Newsom doesn’t face the same dilemma as Davis (messing with voters’ cars vs. fearing the voters’ backlash).
But rolling blackouts?
PG&E Corp., California’s biggest utility, has announced plans to cut power on high-wind days in 2019, possibly for days at a time, during wildfire seasons. Which means some voters may wonder what the state’s been doing the past decade-and-a-half in regard to providing a reliable electric grid?
He Won’t Be Back. A successful recall effort is like a three-legged stool—it requires an unpopular governor, unpopular policies, and, finally, a popular alternative.
In present-day California, it’s that last leg that’s missing: a credible replacement for Newsom.

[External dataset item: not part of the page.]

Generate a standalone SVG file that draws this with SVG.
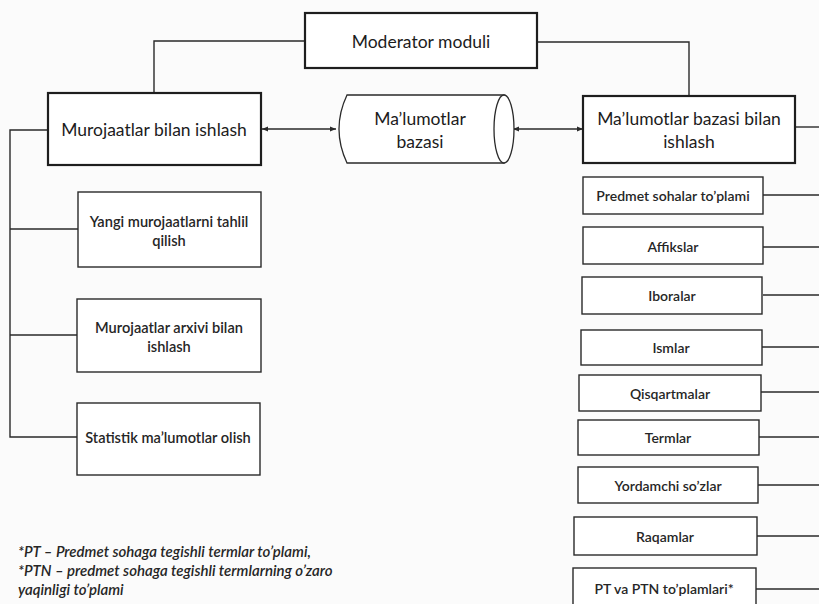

In 2003, that role was played ably by Schwarzenegger. He mugged for the cameras (at one campaign event dropping a 3,600-pound weight on top of an Oldsmobile Cutlass while telling his supporters, “Hasta la vista, car tax”).
And he was pragmatic.
Schwarzenegger offered a middle-ground agenda that promised to repeal the car tax, address workers’ comp reform, and increase government transparency (his passion for fighting climate change wouldn’t materialize until later in his first term).
Arnold also reawakened a sleepy electorate: 9.4 million Californians voted on the recall question, an 11% increase in turnout from the previous year’s regularly scheduled gubernatorial contest.
In the California of 2019, there is no star of Schwarzenegger’s dimension waiting in the political wings. To the extent a Republican “celebrity” candidate is mentioned, the choices don’t involve movie action heroes—more like radio hosts, reality personalities, and television actors past their prime.
That lack of star power isn’t enough to topple a sitting governor, even in a state starved for electricity.
Still, would it kill Newsom to show a little humility?